Asked by employeesHow do I complete the 2020 W-4 in such a way that I have withholding that is similar to that which I had with the previous versions?
- Due to the removal of allowances, there is no easy method for mirroring the effects of the old form to the new. That being said, employees are encouraged to use the IRS tools available to determine their withholding.
- The W-4 instructions provide guidance that after a payroll cycle has been run, employees should review their withholding to determine if too much or too little was withheld, and then complete an updated form to adjust their withholding closer to what is desired.
- Were you hired on or after January 1, 2020? If so, you will be required to complete the 2020 Form W-4.
- Were you hired before January 1, 2020, and have a valid W-4 (2019 or previous) on file with your employer? If so, you are not required to complete the 2020 Form W-4.
- Are you a current employee, hired prior to January 1, 2020, who would like to adjust withholding? If so, you will be required to complete the 2020 Form W-4.
How do I claim an exemption from federal income tax withholding?
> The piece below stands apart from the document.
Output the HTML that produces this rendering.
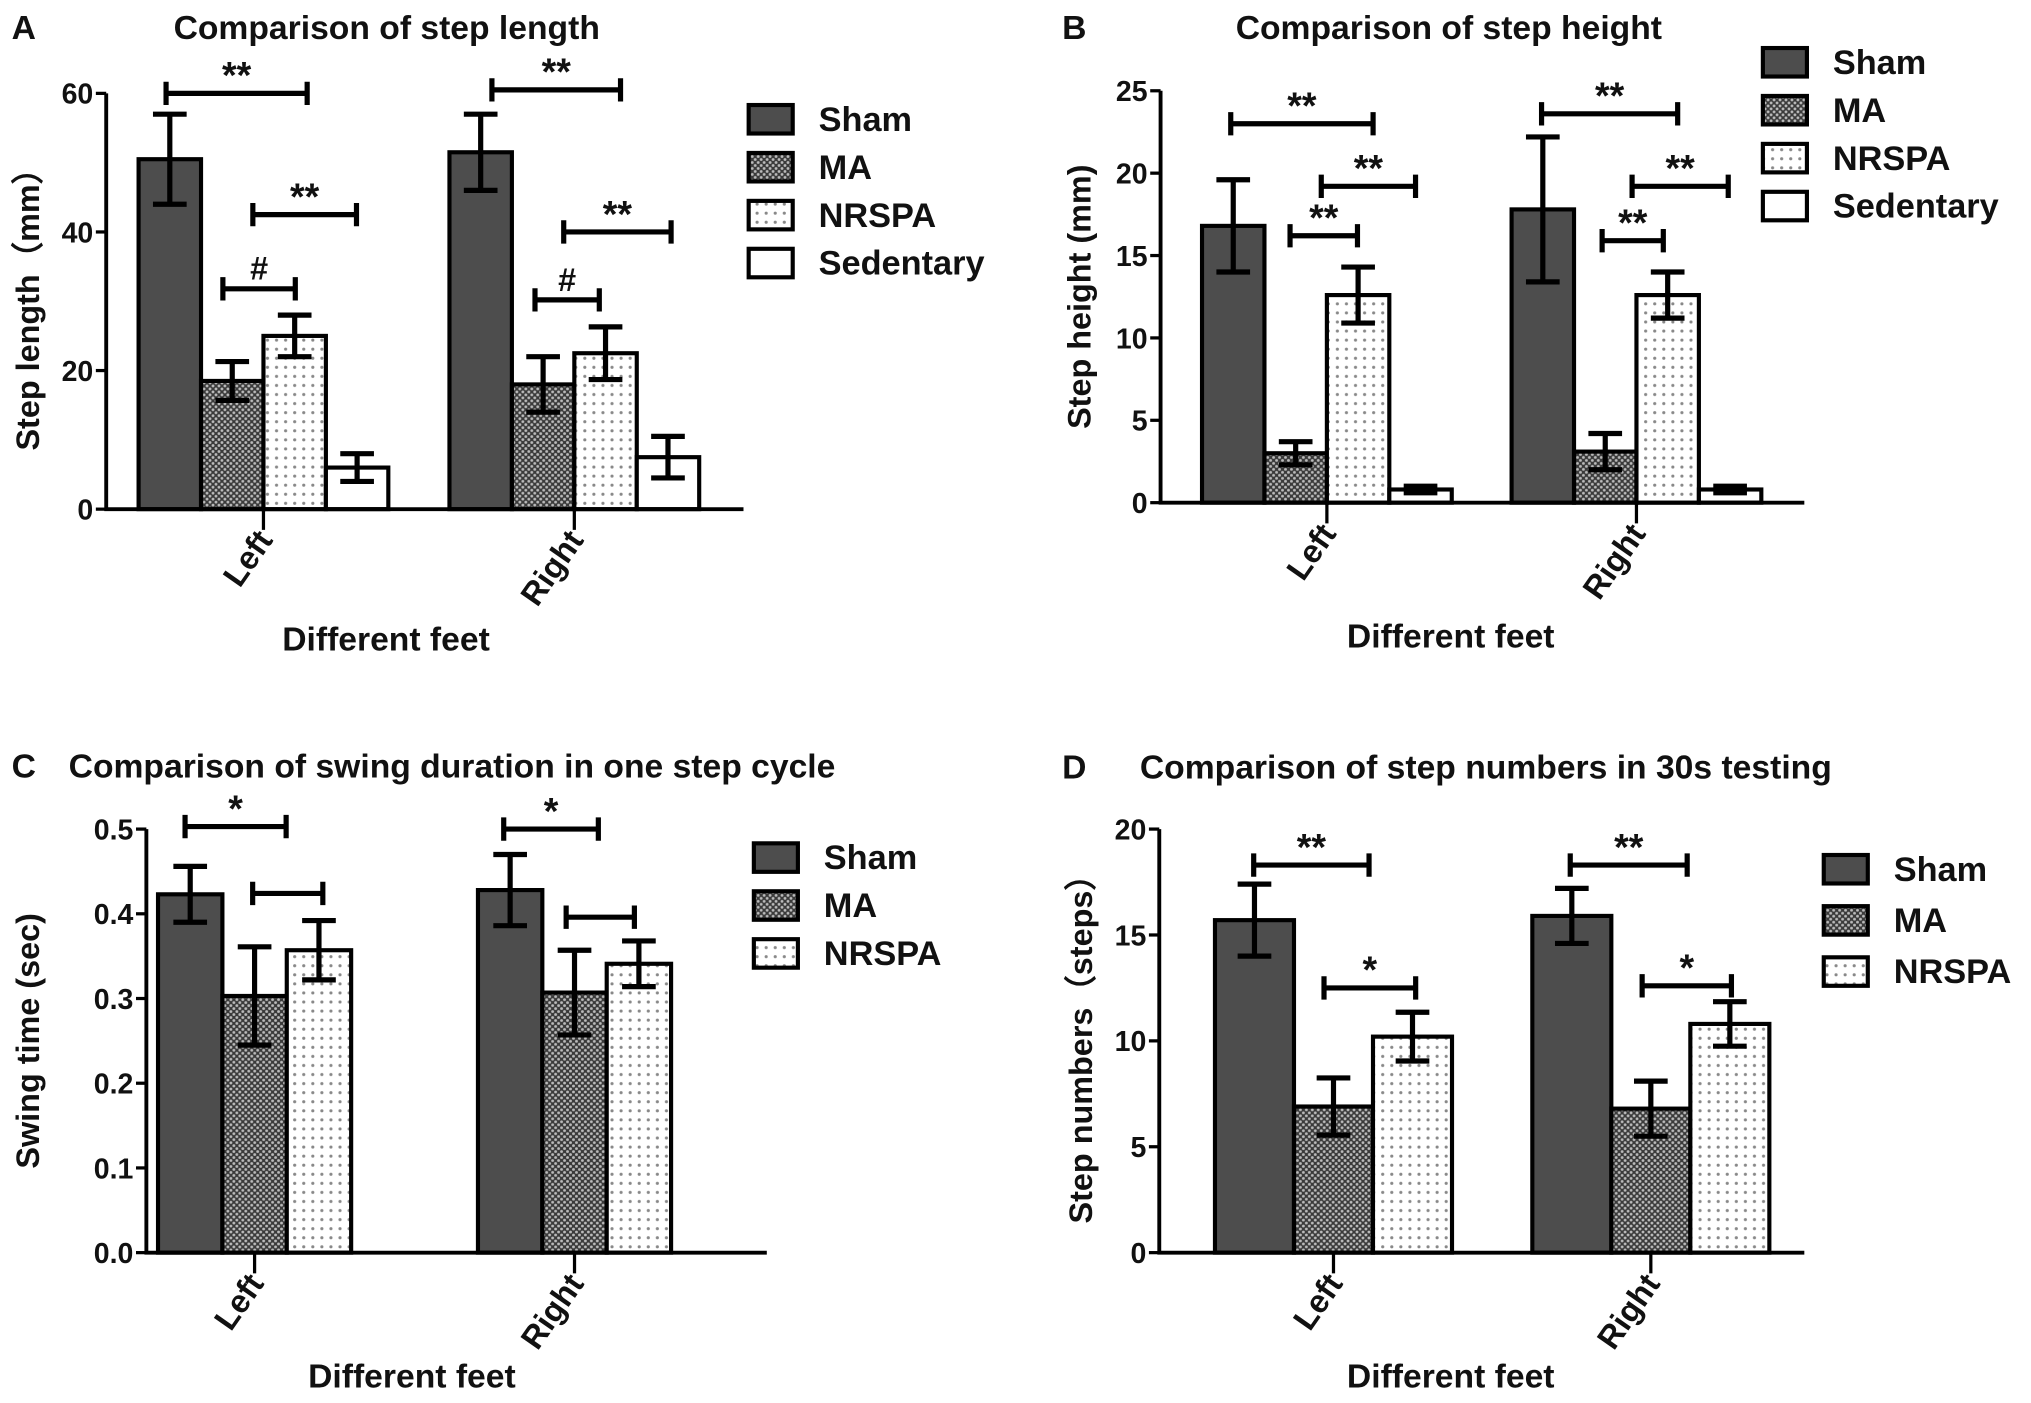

- First, review page 2 of the 2020 Form W-4 to determine eligibility for claiming exempt status.
- If eligible, follow instructions to write “exempt” under line 4(c) of the form.
Resources for employees and employers
- The IRS provides paycheck checkups to determine withholding.
- Reach out to your personal tax preparer for assistance in completing the new form.
- Utilize the American Payroll Associations Employer letter template to notify employees.
- Utilize the IRS Excel Spreadsheet called Income Tax Withholding Assistant for Employers – provided free by the IRS to help small employers calculate the amount of federal income tax to withhold from their employee’s wages.
- Utilize IRS Publication 15-T for more information on using the withholding tables with the new form.
- Further FAQ content can be found on the IRS website.